The People’s Agreement that came out of Cochabamba proposed to forge a new system that restores harmony with nature and human beings and based itself on the principles of:
harmony and balance among all and with all things;
1. complementarity, solidarity, and equality;
2. collective well-being and the satisfaction of the basic necessities of all;
3. people in harmony with nature;
4. recognition of human beings for what they are, not what they own;
5. elimination of all forms of colonialism, imperialism and interventionism;
6. peace among the peoples and with Mother Earth
The Conference posed a profound question for future of mankind: “humanity confronts a great dilemma; to continue on the path of capitalism, depredation, and death, or to choose the path of harmony with nature and respect for life.” In this looming crisis, which threats entire humanity, it is of crucial importance to see people of the world as world citizens and not differentiate them by political, social, racial and cultural boundaries. The Conference represents one of the biggest culminations of efforts of the civil societies and grassroots movements into a formal declaration.

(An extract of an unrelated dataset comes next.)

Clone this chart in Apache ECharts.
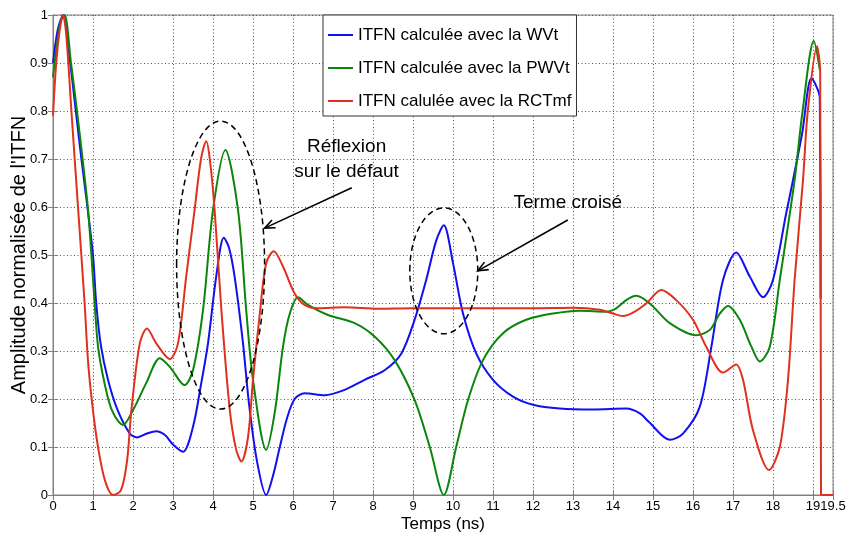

However, the declaration did not address how to deal with the recalcitrant US, the single biggest polluter and the primary cause of the failure of the Copenhagen climate talks. It could also not come up with a credible mechanism for a reliable global referendum; the Conference was at times mired and bogged down with ideological debates for subtle differences in the final wording of the declaration. Still, it is a big step forward in voicing the critical concerns of the civil societies and indigenous people and emphasizing a need to reconcile with nature and adopt age-old indigenous philosophy of living in harmony with nature. More than that, it presents an alternative to the UN, which has almost reduced to a forum of imperial deliberations. It’s a firmer imprint on the world’s dominant imperial political landscape for the struggle between global north and global south, to end the exploitation of people and resources, to save the planet and prevent countries from disappearing from the face of the earth.